Diaconis stelde namelijk dat munten vaker op dezelfde kant landen als waar ze op begonnen, in plaats van op de tegenovergestelde kant. Eerdere onderzoeken testen enkel de kans op kop of munt nadat de munt al gegooid was, merkte Diaconis op. Maar wetenschappers keken nooit naar de kant waarop de munt begon, en of daar niet een verband in te ontdekken was. Volgens Diaconis, is die er namelijk wel degelijk. Door de draaibewegingen van de munt wanneer hij in de lucht wordt gegooid brengt deze meer tijd door met de oorspronkelijke kant naar boven, stelt Diaconis, waardoor het ook waarschijnlijker is dat hij op die manier terechtkomt.
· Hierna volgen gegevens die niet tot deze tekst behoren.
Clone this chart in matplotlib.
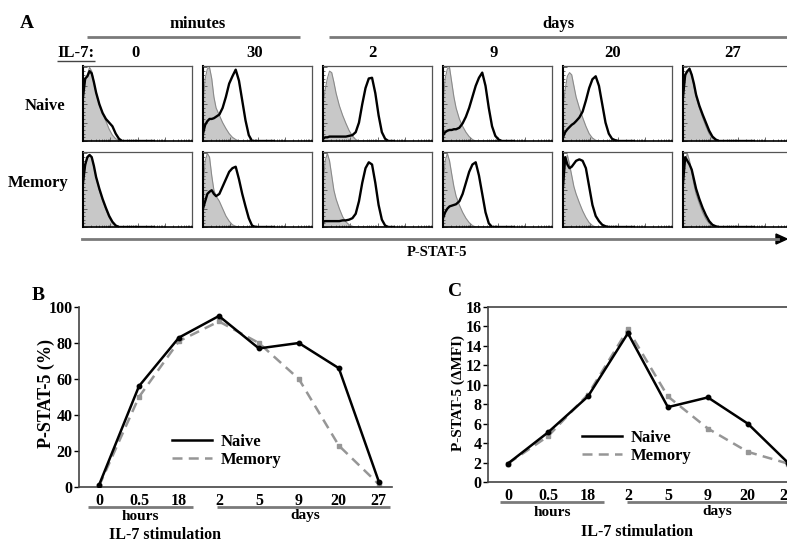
import matplotlib
matplotlib.use("Agg")
import matplotlib.pyplot as plt
from matplotlib.lines import Line2D
import numpy as np

# ---------------- data ----------------
# Panel A: flow histograms (relative count vs. log fluorescence, fraction of axis)
hist_grid = [0, .02, .04, .06, .08, .10, .12, .15, .18, .21, .24, .27, .30, .33,
             .36, .39, .42, .45, .48, .51, .54, .57, .60, .65]
col_labels = ['0', '30', '2', '9', '20', '27']
row_labels = ['Naive', 'Memory']

naive_ctrl = [
    [0.55, 0.80, 0.90, 1.00, 0.95, 0.80, 0.65, 0.50, 0.38, 0.27, 0.16, 0.08, 0.03, 0.01],
    [0.50, 0.85, 0.98, 1.00, 0.85, 0.60, 0.45, 0.35, 0.25, 0.17, 0.10, 0.05, 0.02, 0.0],
    [0.50, 0.70, 0.85, 0.95, 0.93, 0.80, 0.65, 0.48, 0.35, 0.24, 0.14, 0.07, 0.02, 0.0],
    [0.50, 0.85, 0.98, 1.00, 0.80, 0.60, 0.45, 0.30, 0.20, 0.12, 0.06, 0.02, 0.0],
    [0.45, 0.70, 0.88, 0.93, 0.90, 0.75, 0.60, 0.45, 0.32, 0.20, 0.10, 0.04, 0.01, 0.0],
    [0.55, 0.85, 0.95, 1.00, 0.90, 0.75, 0.60, 0.45, 0.32, 0.20, 0.10, 0.04, 0.01, 0.0],
]
naive_stim = [
    [0.60, 0.85, 0.88, 0.95, 0.92, 0.80, 0.66, 0.50, 0.38, 0.30, 0.25, 0.20, 0.10, 0.03, 0.0],
    [0.10, 0.22, 0.27, 0.30, 0.30, 0.31, 0.33, 0.36, 0.45, 0.60, 0.78, 0.88, 0.97, 0.82, 0.55,
     0.28, 0.08, 0.0],
    [0.03, 0.05, 0.05, 0.06, 0.06, 0.06, 0.06, 0.06, 0.06, 0.06, 0.07, 0.08, 0.12, 0.25, 0.50,
     0.72, 0.85, 0.86, 0.65, 0.35, 0.12, 0.03, 0.0],
    [0.08, 0.12, 0.14, 0.15, 0.15, 0.16, 0.16, 0.18, 0.24, 0.33, 0.45, 0.60, 0.75, 0.86, 0.93,
     0.75, 0.45, 0.20, 0.07, 0.02, 0.0],
    [0.05, 0.12, 0.16, 0.19, 0.22, 0.24, 0.27, 0.32, 0.40, 0.55, 0.72, 0.84, 0.88, 0.75, 0.50,
     0.25, 0.10, 0.03, 0.01, 0.0],
    [0.60, 0.90, 0.95, 0.98, 0.90, 0.78, 0.63, 0.48, 0.36, 0.25, 0.14, 0.06, 0.02, 0.0],
]
memory_ctrl = [
    [0.55, 0.80, 0.92, 0.98, 0.95, 0.82, 0.68, 0.50, 0.36, 0.24, 0.13, 0.06, 0.02, 0.0],
    [0.50, 0.90, 1.00, 0.95, 0.70, 0.50, 0.42, 0.35, 0.25, 0.15, 0.08, 0.03, 0.01, 0.0],
    [0.55, 0.90, 1.00, 0.90, 0.70, 0.50, 0.38, 0.25, 0.14, 0.07, 0.03, 0.01, 0.0],
    [0.55, 0.90, 1.00, 0.90, 0.72, 0.55, 0.42, 0.30, 0.20, 0.12, 0.06, 0.02, 0.0],
    [0.50, 0.85, 0.98, 0.85, 0.70, 0.55, 0.45, 0.33, 0.22, 0.13, 0.06, 0.02, 0.0],
    [0.55, 0.90, 1.00, 0.90, 0.75, 0.58, 0.45, 0.32, 0.20, 0.11, 0.05, 0.02, 0.0],
]
memory_stim = [
    [0.60, 0.85, 0.95, 0.98, 0.95, 0.83, 0.68, 0.52, 0.38, 0.26, 0.15, 0.07, 0.02, 0.0],
    [0.25, 0.35, 0.45, 0.48, 0.50, 0.45, 0.42, 0.45, 0.55, 0.65, 0.75, 0.80, 0.82, 0.65, 0.45,
     0.28, 0.12, 0.02, 0.0],
    [0.07, 0.08, 0.08, 0.08, 0.08, 0.08, 0.08, 0.08, 0.09, 0.09, 0.10, 0.12, 0.18, 0.35, 0.60,
     0.80, 0.88, 0.85, 0.60, 0.30, 0.10, 0.02, 0.0],
    [0.12, 0.20, 0.25, 0.28, 0.29, 0.30, 0.31, 0.35, 0.45, 0.60, 0.75, 0.85, 0.88, 0.70, 0.45,
     0.20, 0.05, 0.0],
    [0.55, 0.95, 0.85, 0.80, 0.82, 0.86, 0.90, 0.92, 0.90, 0.80, 0.55, 0.30, 0.15, 0.08, 0.03,
     0.01, 0.0],
    [0.60, 0.95, 0.90, 0.85, 0.78, 0.65, 0.52, 0.38, 0.26, 0.16, 0.08, 0.03, 0.01, 0.0],
]

# Panels B and C
time_labels = ['0', '0.5', '18', '2', '5', '9', '20', '27']
pct_naive = [1, 56, 83, 95, 77, 80, 66, 3]
pct_memory = [0.5, 50, 81, 92, 80, 60, 23, 1.5]
mfi_naive = [1.9, 5.1, 8.8, 15.3, 7.7, 8.7, 6.0, 2.0]
mfi_memory = [1.9, 4.7, 9.0, 15.7, 8.8, 5.5, 3.1, 1.9]

# ---------------- figure ----------------
W, H = 787, 544
plt.rcParams['font.family'] = ['Liberation Serif', 'DejaVu Serif']
plt.rcParams['font.weight'] = 'bold'
fig = plt.figure(figsize=(W / 100, H / 100), dpi=100)


def fx(x):
    return x / W


def fy(y):
    return 1 - y / H


def ftext(x, y, s, size=12, **kw):
    fig.text(fx(x), fy(y), s, fontsize=size, fontweight='bold',
             ha=kw.pop('ha', 'center'), va=kw.pop('va', 'center'), **kw)


def fline(x0, x1, y, color='#7a7a7a', lw=2.0):
    fig.add_artist(Line2D([fx(x0), fx(x1)], [fy(y), fy(y)], color=color, lw=lw,
                          transform=fig.transFigure, solid_capstyle='butt'))


def pad(vals):
    return list(vals) + [0.0] * (len(hist_grid) - len(vals))


# ---- Panel A ----
ftext(27, 23, 'A', size=14)
ftext(198, 24, 'minutes')
ftext(558, 24, 'days')
fline(87, 300, 37)
fline(329, 787, 37)
ftext(57, 53, 'IL-7:', ha='left')
fline(57, 95, 61, color='#444444', lw=1.0)
col_x = [136, 255, 372, 494, 613, 733]
for x, lab in zip(col_x, col_labels):
    ftext(x, 53, lab)
ftext(45, 106, row_labels[0])
ftext(38, 183, row_labels[1])

col_left = [83, 203, 323, 443, 563, 683]
row_top = [66, 152]
pw, ph = 109, 75
minor = []
for d in range(4):
    for k in range(2, 10):
        minor.append(d / 4 + np.log10(k) / 4)
major = [0, 0.25, 0.5, 0.75, 1.0]

for r, (ctrls, stims) in enumerate([(naive_ctrl, naive_stim), (memory_ctrl, memory_stim)]):
    for c in range(6):
        ax = fig.add_axes([fx(col_left[c]), fy(row_top[r] + ph), pw / W, ph / H])
        ctrl = pad(ctrls[c])
        stim = pad(stims[c])
        ax.fill_between(hist_grid, 0, ctrl, color='#c8c8c8', lw=0)
        ax.plot(hist_grid, ctrl, color='#8a8a8a', lw=0.8)
        ax.plot(hist_grid, stim, color='black', lw=1.7)
        ax.set_xlim(0, 1)
        ax.set_ylim(0, 1.02)
        ax.set_xticks(major)
        ax.set_xticks(minor, minor=True)
        ax.set_yticks(np.linspace(0, 1, 5))
        ax.set_yticks(np.linspace(0, 1, 21), minor=True)
        ax.tick_params(which='both', direction='in', labelbottom=False, labelleft=False,
                       color='#555555', width=0.6)
        ax.tick_params(which='major', length=3)
        ax.tick_params(which='minor', length=1.5)
        for sp in ax.spines.values():
            sp.set_color('#555555')
            sp.set_linewidth(0.9)
        ax.spines['left'].set_color('black')
        ax.spines['left'].set_linewidth(1.5)
        ax.spines['bottom'].set_color('black')
        ax.spines['bottom'].set_linewidth(1.2)

# arrow
fig.add_artist(Line2D([fx(82), fx(778)], [fy(239), fy(239)], color='#7a7a7a', lw=2.0,
                      transform=fig.transFigure))
fig.add_artist(plt.Polygon([[fx(776), fy(234)], [fx(787), fy(239)], [fx(776), fy(244)]],
                           closed=True, color='black', transform=fig.transFigure))
ftext(437, 253, 'P-STAT-5', size=10.5)


# ---- Panels B and C ----
def line_panel(rect, naive, memory, ylim, yticks, ylabel, ylab_x, ylab_size, top_spine,
               lines_y, hours_x, days_x, lab_y, stim_x, stim_y, leg_xy):
    ax = fig.add_axes(rect)
    xs = np.arange(len(time_labels))
    ax.plot(xs, naive, color='black', lw=1.8, marker='o', ms=3.2, zorder=3)
    ax.plot(xs, memory, color='#969696', lw=1.8, ls=(0, (4, 2.5)), marker='s', ms=3.5,
            zorder=2)
    ax.set_xlim(-0.5, 7.33)
    ax.set_ylim(*ylim)
    ax.set_xticks(xs)
    ax.set_xticklabels(time_labels)
    ax.set_yticks(yticks)
    ax.tick_params(axis='x', length=0, pad=4, labelsize=11.5)
    ax.tick_params(axis='y', length=3.5, width=1, pad=1, labelsize=11.5, direction='out')
    for lab in ax.get_xticklabels() + ax.get_yticklabels():
        lab.set_fontweight('bold')
    ax.spines['right'].set_visible(False)
    ax.spines['top'].set_visible(top_spine)
    for sp in ax.spines.values():
        sp.set_linewidth(1.2)
        sp.set_color('#444444')
    fig.text(fx(ylab_x), fy(393), ylabel, rotation=90, ha='center', va='center',
             fontsize=ylab_size, fontweight='bold')
    fline(hours_x[0], hours_x[1], lines_y)
    fline(days_x[0], days_x[1], lines_y)
    ftext((hours_x[0] + hours_x[1]) / 2, lab_y, 'hours', size=11)
    ftext(days_x[2], lab_y, 'days', size=11)
    ftext(stim_x, stim_y, 'IL-7 stimulation', size=11.5)
    handles = [Line2D([], [], color='black', lw=1.8),
               Line2D([], [], color='#969696', lw=1.8, ls=(0, (4, 2.5)))]
    ax.legend(handles, row_labels, loc='upper left',
              bbox_to_anchor=(fx(leg_xy[0]), fy(leg_xy[1])), bbox_transform=fig.transFigure,
              frameon=False, handlelength=2.4, handletextpad=0.5,
              labelspacing=0.12, borderpad=0, borderaxespad=0,
              prop={'weight': 'bold', 'size': 12})
    return ax


ftext(38, 296, 'B', size=14)
line_panel([fx(79), fy(487), 313 / W, 180 / H], pct_naive, pct_memory, (0, 100),
           range(0, 101, 20), 'P-STAT-5 (%)', 46, 13, False, 507,
           (88, 193), (217, 390, 305), 516, 165, 535, (172, 434))

ftext(455, 292, 'C', size=14)
line_panel([fx(488), fy(482), 313 / W, 175 / H], mfi_naive, mfi_memory, (0, 18),
           range(0, 19, 2), 'P-STAT-5 (ΔMFI)', 458, 11, True, 502,
           (500, 604), (627, 787, 717), 512, 637, 532, (582, 430))

fig.savefig('out.png', dpi=100)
Dat verschil zou echter maar heel klein zijn, slechts 1%.
350.757 muntjes
Toch was die afwijking groot genoeg om de interesse te wekken van een onderzoeksteam dat besloot de ideeën van Diaconis te testen. Hiervoor wierpen 48 mensen uit 46 landen (om verschillen tussen munteenheden uit te sluiten) in totaal 350.757 muntjes op. Tijdens die worpen hielden de deelnemers niet alleen het eindstand bij, maar ook de beginpositie. Daaruit bleek dat Diaconis gelijk had: er bestaat een lichte voorkeur om op de kant te landen waarmee de munt de lucht in werd gegooid. Net iets minder dan de ene procent die Diaconis voorspelde: er is 50,8 procent kans op dezelfde kant, tegenover 49,2 procent op de andere kant.
Een heel groot verschil is dat dus niet. Pas wanneer er vele muntworpen nodig zijn om een uitkomst te bepalen, zal de kleine afwijking invloed hebben, stellen de onderzoekers. Om te beslissen wie er mag beginnen bij een potje voetbal kan je dus nog prima een muntje opgooien.